Nicolas Dupont-Aignan, président de Debout la République et candidat à l’élection présidentielle, présente ses propositions économiques.
Quel bilan dressez-vous du mandat de Nicolas Sarkozy, sur le terrain économique et sur celui de l’emploi ?
Un échec total car Nicolas Sarkozy n’a pas osé s’affranchir de l’économiquement correct qu’il avait pourtant pourfendu pendant sa campagne électorale.

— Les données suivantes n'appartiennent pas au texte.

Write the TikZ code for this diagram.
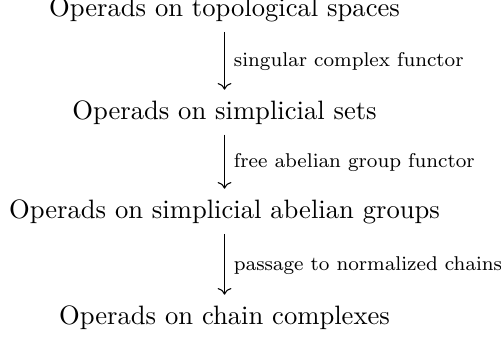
\documentclass[tikz,border=0pt]{standalone}
\usetikzlibrary{arrows.meta}
\font\labfont=cmr8 at 7.5pt
\begin{document}
\begin{tikzpicture}[x=0.3759pt,y=-0.3759pt,
  obj/.style={anchor=base,inner sep=0.333em},
  mor/.style={draw,-{Computer Modern Rightarrow},line width=0.4pt,shorten >=0.8pt},
  lab/.style={right,font=\labfont,inner sep=0.333em}]
\useasboundingbox (0,0) rectangle (501,339);
\node[obj] (top) at (224.5,17) {Operads on topological spaces};
\node[obj] (sset) at (224.5,120) {Operads on simplicial sets};
\node[obj] (sab) at (224.5,219) {Operads on simplicial abelian groups};
\node[obj] (ch) at (224.5,325) {Operads on chain complexes};
\draw[mor] (top) -- node[lab] (l1) {singular complex functor} (sset);
\draw[mor] (sset) -- node[lab] (l2) {free abelian group functor} (sab);
\draw[mor] (sab) -- node[lab] (l3) {passage to normalized chains} (ch);
\end{tikzpicture}
\end{document}
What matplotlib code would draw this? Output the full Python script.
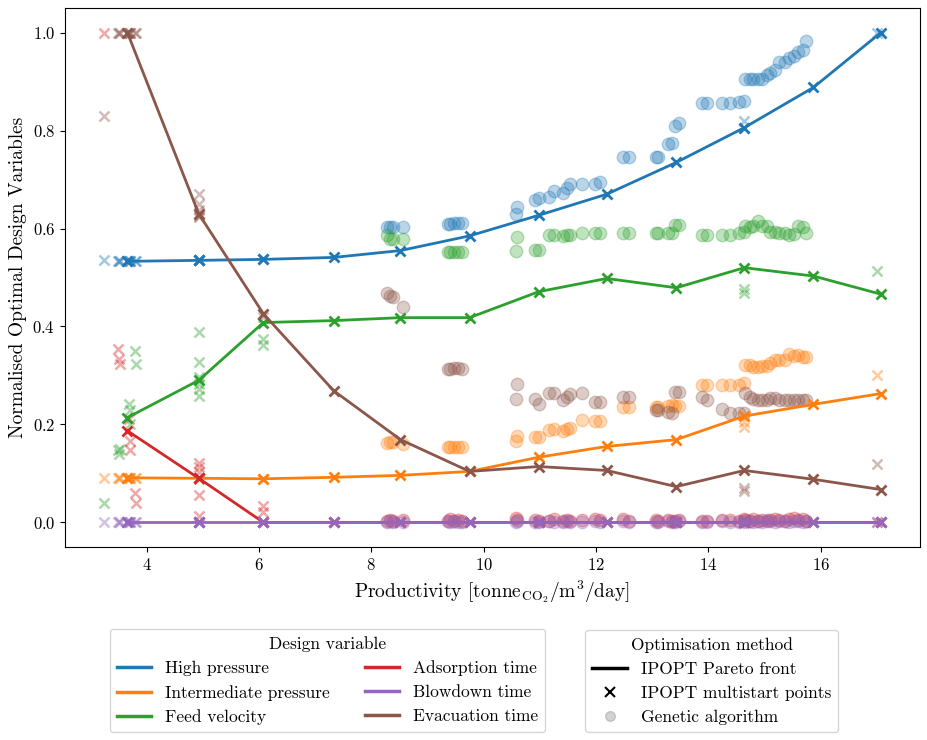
import matplotlib
matplotlib.use('Agg')
import matplotlib.pyplot as plt
from matplotlib.lines import Line2D

plt.rcParams['font.family'] = 'serif'
plt.rcParams['font.serif'] = ['cmr10', 'DejaVu Serif']
plt.rcParams['mathtext.fontset'] = 'cm'
plt.rcParams['axes.formatter.use_mathtext'] = True

variables = ['High pressure', 'Intermediate pressure', 'Feed velocity',
             'Adsorption time', 'Blowdown time', 'Evacuation time']
colors = ['tab:blue', 'tab:orange', 'tab:green', 'tab:red', 'tab:purple', 'tab:brown']

# IPOPT Pareto front
pareto_x = [3.66, 4.93, 6.08, 7.33, 8.52, 9.75, 10.98, 12.19, 13.43, 14.64, 15.87, 17.07]
pareto_hp = [0.533, 0.535, 0.537, 0.541, 0.555, 0.585, 0.627, 0.670, 0.735, 0.806, 0.888, 1.0]
pareto_ip = [0.091, 0.090, 0.089, 0.092, 0.096, 0.104, 0.133, 0.155, 0.169, 0.217, 0.241, 0.263]
pareto_fv = [0.214, 0.290, 0.408, 0.412, 0.418, 0.418, 0.471, 0.498, 0.479, 0.520, 0.503, 0.466]
pareto_at = [0.187, 0.090, 0.0, 0.0, 0.0, 0.0, 0.0, 0.0, 0.0, 0.0, 0.0, 0.0]
pareto_bt = [0.0, 0.0, 0.0, 0.0, 0.0, 0.0, 0.0, 0.0, 0.0, 0.0, 0.0, 0.0]
pareto_et = [1.0, 0.630, 0.426, 0.269, 0.169, 0.104, 0.114, 0.106, 0.073, 0.106, 0.088, 0.067]

# IPOPT multistart points
ms_x = [3.24, 3.49, 3.51, 3.53, 3.69, 3.70, 3.71, 3.80, 3.81,
        4.93, 4.93, 4.93, 4.93, 4.93, 4.93, 6.08, 6.08, 14.64, 14.64, 17.0]
ms_hp = [0.535, 0.533, 0.533, 0.533, 0.533, 0.533, 0.533, 0.533, 0.533,
         0.535, 0.535, 0.535, 0.535, 0.535, 0.535, 0.537, 0.537, 0.820, 0.806, 1.0]
ms_ip = [0.090, 0.091, 0.091, 0.091, 0.091, 0.091, 0.091, 0.091, 0.091,
         0.090, 0.090, 0.090, 0.090, 0.090, 0.090, 0.089, 0.089, 0.195, 0.205, 0.301]
ms_fv = [0.040, 0.147, 0.140, 0.150, 0.242, 0.229, 0.201, 0.350, 0.324,
         0.388, 0.327, 0.297, 0.283, 0.273, 0.259, 0.375, 0.363, 0.477, 0.468, 0.514]
ms_at = [1.0, 0.354, 0.334, 0.324, 0.212, 0.167, 0.147, 0.060, 0.039,
         0.121, 0.113, 0.103, 0.089, 0.055, 0.013, 0.033, 0.021, 0.0, 0.0, 0.0]
ms_bt = [0.0] * 20
ms_et = [0.830, 1.0, 1.0, 1.0, 1.0, 1.0, 1.0, 1.0, 1.0,
         0.671, 0.651, 0.637, 0.623, 0.630, 0.625, 0.420, 0.426, 0.071, 0.065, 0.120]

# Genetic algorithm solutions
ga_x = [8.28, 8.34, 8.39, 8.57,
        9.36, 9.41, 9.48, 9.55, 9.62,
        10.57, 10.60,
        10.92, 10.98, 11.16, 11.25, 11.41, 11.49, 11.53, 11.75, 11.99, 12.08,
        12.49, 12.58, 13.06, 13.10,
        13.29, 13.35, 13.40, 13.47,
        13.89, 13.98, 14.24, 14.39, 14.54, 14.63,
        14.66, 14.75, 14.80, 14.89, 14.96, 15.05, 15.10, 15.19, 15.25, 15.37,
        15.43, 15.52, 15.59, 15.68, 15.73]
ga_hp = [0.604, 0.604, 0.604, 0.604,
         0.610, 0.610, 0.612, 0.612, 0.612,
         0.630, 0.643,
         0.659, 0.663, 0.664, 0.676, 0.673, 0.683, 0.690, 0.690, 0.690, 0.694,
         0.746, 0.746, 0.746, 0.746,
         0.773, 0.775, 0.810, 0.815,
         0.857, 0.857, 0.857, 0.857, 0.859, 0.861,
         0.905, 0.905, 0.905, 0.905, 0.905, 0.914, 0.918, 0.924, 0.941, 0.941,
         0.948, 0.953, 0.960, 0.965, 0.982]
ga_ip = [0.163, 0.165, 0.165, 0.161,
         0.154, 0.154, 0.154, 0.154, 0.154,
         0.166, 0.176,
         0.174, 0.174, 0.188, 0.191, 0.186, 0.191, 0.192, 0.209, 0.208, 0.208,
         0.235, 0.235, 0.235, 0.235,
         0.238, 0.239, 0.237, 0.238,
         0.280, 0.280, 0.280, 0.280, 0.280, 0.285,
         0.322, 0.322, 0.318, 0.317, 0.320, 0.320, 0.325, 0.331, 0.331, 0.331,
         0.343, 0.339, 0.341, 0.337, 0.337]
ga_fv = [0.586, 0.578, 0.578, 0.578,
         0.552, 0.552, 0.552, 0.552, 0.552,
         0.555, 0.582,
         0.557, 0.557, 0.586, 0.586, 0.584, 0.586, 0.587, 0.590, 0.590, 0.590,
         0.590, 0.590, 0.590, 0.590,
         0.590, 0.590, 0.608, 0.608,
         0.586, 0.586, 0.586, 0.586, 0.590, 0.592,
         0.606, 0.603, 0.606, 0.616, 0.606, 0.606, 0.592, 0.592, 0.590, 0.590,
         0.586, 0.589, 0.606, 0.604, 0.590]
ga_at = [0.003, 0.005, 0.002, 0.004,
         0.003, 0.006, 0.002, 0.004, 0.003,
         0.008, 0.004,
         0.005, 0.002, 0.003, 0.006, 0.002, 0.004, 0.003, 0.005, 0.007, 0.004,
         0.006, 0.003, 0.005, 0.002,
         0.004, 0.003, 0.002, 0.005,
         0.003, 0.002, 0.004, 0.005, 0.003, 0.006,
         0.004, 0.002, 0.006, 0.003, 0.005, 0.002, 0.004, 0.007, 0.005, 0.003,
         0.006, 0.008, 0.004, 0.007, 0.003]
ga_bt = [0.001, 0.002, 0.0, 0.001,
         0.002, 0.001, 0.003, 0.001, 0.0,
         0.001, 0.002,
         0.0, 0.001, 0.002, 0.0, 0.001, 0.002, 0.0, 0.001, 0.002, 0.001,
         0.002, 0.001, 0.0, 0.001,
         0.002, 0.0, 0.001, 0.002,
         0.0, 0.001, 0.002, 0.001, 0.0, 0.002,
         0.001, 0.003, 0.0, 0.002, 0.001, 0.004, 0.002, 0.001, 0.003, 0.002,
         0.001, 0.002, 0.003, 0.001, 0.002]
ga_et = [0.468, 0.463, 0.461, 0.440,
         0.314, 0.314, 0.316, 0.316, 0.314,
         0.251, 0.282,
         0.251, 0.242, 0.264, 0.264, 0.250, 0.257, 0.263, 0.265, 0.245, 0.245,
         0.257, 0.257, 0.230, 0.230,
         0.225, 0.223, 0.266, 0.266,
         0.256, 0.250, 0.232, 0.223, 0.223, 0.223,
         0.264, 0.256, 0.252, 0.250, 0.250, 0.250, 0.254, 0.254, 0.250, 0.250,
         0.250, 0.250, 0.250, 0.250, 0.250]

pareto = [pareto_hp, pareto_ip, pareto_fv, pareto_at, pareto_bt, pareto_et]
multistart = [ms_hp, ms_ip, ms_fv, ms_at, ms_bt, ms_et]
genetic = [ga_hp, ga_ip, ga_fv, ga_at, ga_bt, ga_et]

fig = plt.figure(figsize=(9.28, 7.4), dpi=100)
ax = fig.add_axes([0.070, 0.261, 0.921, 0.728])

for vals, c in zip(genetic, colors):
    ax.plot(ga_x, vals, 'o', color=c, alpha=0.3, markersize=9, markeredgewidth=1)
for vals, c in zip(multistart, colors):
    ax.plot(ms_x, vals, 'x', color=c, alpha=0.4, markersize=7, markeredgewidth=1.8)
for vals, c in zip(pareto, colors):
    ax.plot(pareto_x, vals, '-x', color=c, linewidth=2, markersize=7, markeredgewidth=2)

ax.set_xticks([4, 6, 8, 10, 12, 14, 16])
ax.tick_params(labelsize=12)
ax.set_xlabel(r'Productivity [tonne$_{\mathrm{CO_2}}$/m$^3$/day]', fontsize=14)
ax.set_ylabel('Normalised Optimal Design Variables', fontsize=14)

var_handles = [Line2D([], [], color=c, linewidth=2.5) for c in colors]
fig.legend(var_handles, variables, title='Design variable', ncol=2, loc='center',
           bbox_to_anchor=(0.353, 0.080), fontsize=12.5, title_fontsize=12.5)

method_handles = [Line2D([], [], color='black', linewidth=2.5),
                  Line2D([], [], color='black', marker='x', linestyle='none', markersize=7, markeredgewidth=1.5),
                  Line2D([], [], color='grey', marker='o', linestyle='none', markersize=7, alpha=0.35)]
method_labels = ['IPOPT Pareto front', 'IPOPT multistart points', 'Genetic algorithm']
fig.legend(method_handles, method_labels, title='Optimisation method', loc='center',
           bbox_to_anchor=(0.767, 0.080), fontsize=12.5, title_fontsize=12.5)

plt.savefig('out.png', dpi=100)
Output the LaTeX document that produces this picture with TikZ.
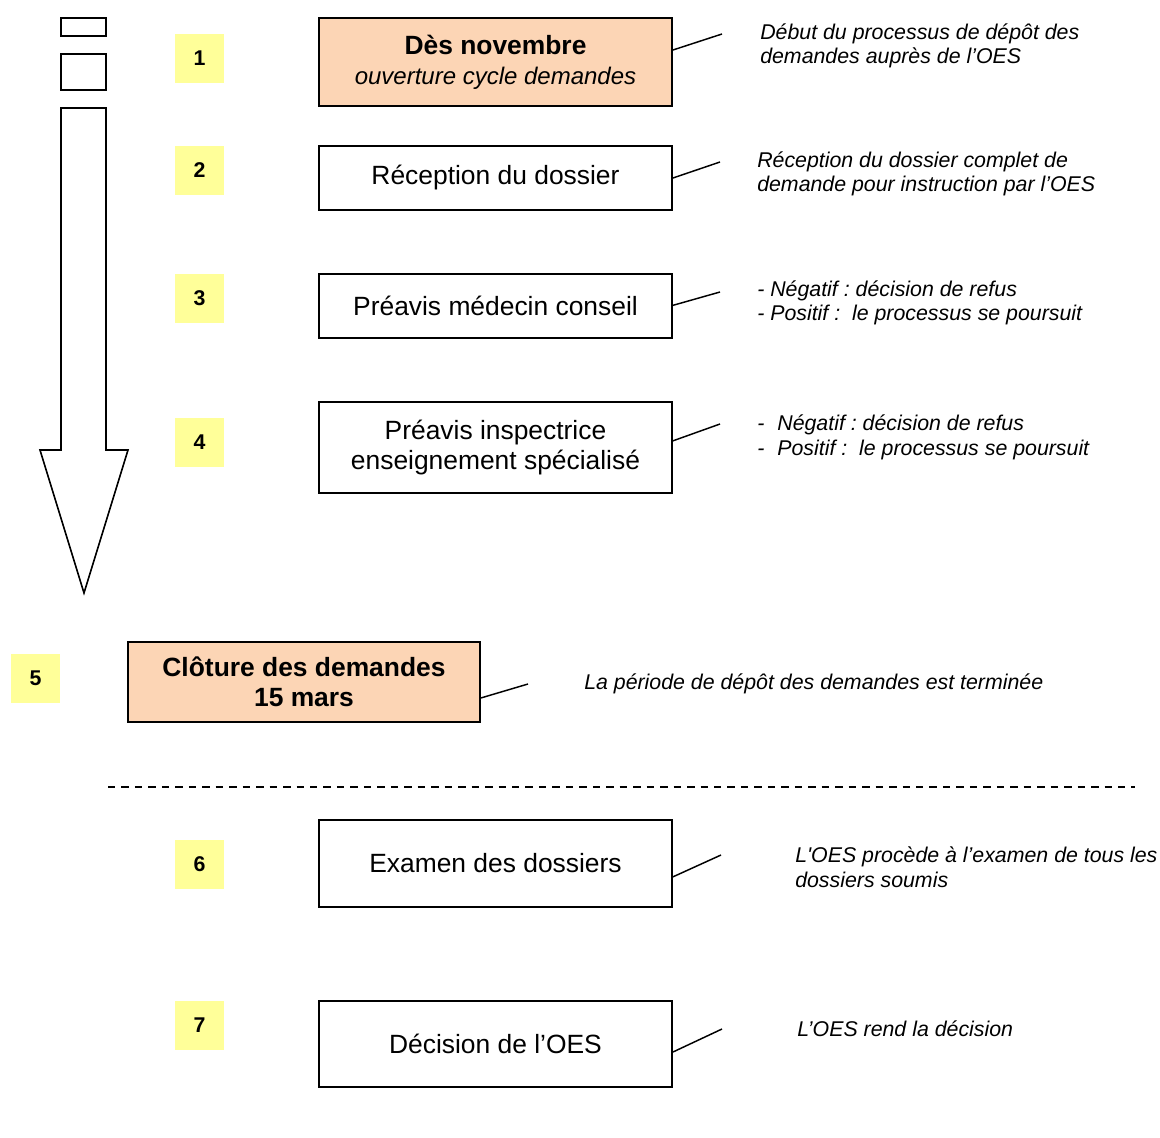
\documentclass[tikz,border=0pt]{standalone}
\usepackage{fontspec}
\setmainfont{Liberation Sans}[Ligatures=TeXOff]
\frenchspacing
\definecolor{peach}{HTML}{FCD5B5}
\definecolor{numyellow}{HTML}{FFFF99}
\tikzset{
  stepbox/.style={draw=black, line width=1.2pt, minimum width=265pt, inner sep=0pt, align=center,
    font=\fontsize{19.8}{22.5}\selectfont},
  keybox/.style={stepbox, fill=peach},
  numbox/.style={fill=numyellow, minimum width=36.75pt, minimum height=36.75pt, inner sep=0pt,
    font=\fontsize{16}{18}\selectfont\bfseries},
  note/.style={anchor=west, align=left, inner sep=0pt, font=\fontsize{16}{18.4}\selectfont\itshape\frenchspacing},
  link/.style={draw=black, line width=1.1pt},
  outline/.style={draw=black, line width=1.2pt}
}
\begin{document}
\begin{tikzpicture}[x=0.75pt, y=-0.75pt]
\useasboundingbox (0,0) rectangle (1160,1138);
% left timeline arrow
\draw[outline] (61,18) rectangle (106,36);
\draw[outline] (61,54) rectangle (106,90);
\draw[outline, line join=miter] (61,108) -- (106,108) -- (106,450) -- (128,450) -- (84,593) -- (40,450) -- (61,450) -- cycle;
% number boxes
\node[numbox] (n1) at (199.5,58.5) {1};
\node[numbox] (n2) at (199.5,170.5) {2};
\node[numbox] (n3) at (199.5,298.5) {3};
\node[numbox] (n4) at (199.5,442.5) {4};
\node[numbox] (n5) at (35.5,678.5) {5};
\node[numbox] (n6) at (199.5,864.5) {6};
\node[numbox] (n7) at (199.5,1025.5) {7};
% step boxes
\node[keybox, minimum height=66pt] (b1) at (495.5,62) {\textbf{Dès novembre}\\{\fontsize{18}{22.5}\selectfont\itshape ouverture cycle demandes}};
\node[stepbox, minimum height=48pt] (b2) at (495.5,178) {\raisebox{1pt}{Réception du dossier}};
\node[stepbox, minimum height=48pt] (b3) at (495.5,306) {\raisebox{1pt}{Préavis médecin conseil}};
\node[stepbox, minimum height=68.25pt] (b4) at (495.5,447.5) {Préavis inspectrice\\enseignement spécialisé};
\node[keybox, minimum width=264pt, minimum height=60pt, font=\fontsize{19.8}{22.5}\selectfont\bfseries] (b5) at (304,682) {Clôture des demandes\\15 mars};
\node[stepbox, minimum height=65.25pt] (b6) at (495.5,863.5) {Examen des dossiers};
\node[stepbox, minimum height=64.5pt] (b7) at (495.5,1044) {Décision de l’OES};
% notes
\node[note] (t1) at (760,46) {Début du processus de dépôt des\\demandes auprès de l’OES};
\node[note] (t2) at (757,174) {Réception du dossier complet de\\demande pour instruction par l’OES};
\node[note] (t3) at (757,303) {- Négatif : décision de refus\\- Positif :\ \ le processus se poursuit};
\node[note] (t4) at (757,437.5) {-\hspace{9.75pt}Négatif : décision de refus\\-\hspace{9.75pt}Positif :\ \ le processus se poursuit};
\node[note] (t5) at (584,684) {La période de dépôt des demandes est terminée};
\node[note] (t6) at (795,867.5) {L'OES procède à l’examen de tous les\\dossiers soumis};
\node[note] (t7) at (797,1029) {L’OES rend la décision};
% connector free ends
\coordinate (c1) at (722,34);
\coordinate (c2) at (720,162);
\coordinate (c3) at (720,292);
\coordinate (c4) at (720,424);
\coordinate (c5) at (528,684);
\coordinate (c6) at (721,855);
\coordinate (c7) at (722,1029);
\draw[link] ([yshift=9pt]b1.east) -- (c1);
\draw[link] (b2.east) -- (c2);
\draw[link] ([yshift=0.5pt]b3.east) -- (c3);
\draw[link] ([yshift=5pt]b4.east) -- (c4);
\draw[link] ([yshift=-12pt]b5.east) -- (c5);
\draw[link] ([yshift=-10pt]b6.east) -- (c6);
\draw[link] ([yshift=-6pt]b7.east) -- (c7);
% dashed separator
\coordinate (d1) at (108,787);
\coordinate (d2) at (1135,787);
\draw[line width=1.3pt, dash pattern=on 5.6pt off 4.5pt] (d1) -- (d2);
\end{tikzpicture}
\end{document}
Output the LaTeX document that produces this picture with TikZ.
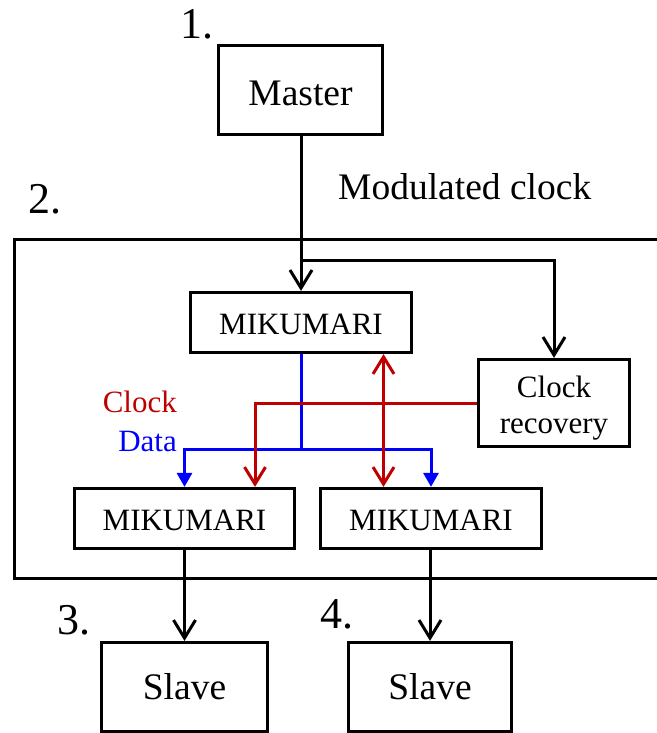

Qu’est-ce que l’économiquement correct ?
C’est l’acceptation d’un cadre qui nous enferme dans l’échec et qui interdit toute marge de manœuvre au pouvoir politique. Ce cadre, c’est l’euro trop cher, le libre échange totalement déloyal avec un partenaire, notamment la Chine, qui triche avec toutes les règles du jeu, les charges trop élevées qui pèsent sur les entreprises et un système bancaire qui détourne l’épargne des Français.
Qu’est-ce vous proposez ?
Tout mon programme économique n’a qu’un objectif : relocaliser un million d’emplois. Comment ? En incitant les entreprises à investir en France car personne ne pourra les forcer. Il faut donc que toutes les décisions publiques qui soient prises dorénavant convergent pour changer les anticipations des chefs d’entreprise.
De quelle manière ?
Cela passe, au niveau intérieur par exemple, par une diminution de moitié de l’impôt sur les sociétés pour les bénéfices réinvestis sur le sol français. On doit différencier le patron qui réinvestit ses dividendes en France, de celui qui investit à l’étranger ou qui rémunère ses actionnaires. Cela concerne les PME, les entreprises de moins de 500 salariés.
Deuxième mesure : mettre en place un protectionnisme ciblé, intelligent, lorsqu’il y a des cas prouvés de dumping social et environnemental. C’est répondre dent pour dent, œil pour œil, aux pays qui trichent avec les règles du jeu. Il faut avoir une capacité de réaction rapide en matière de droits de douane. Ils financeraient notre protection sociale.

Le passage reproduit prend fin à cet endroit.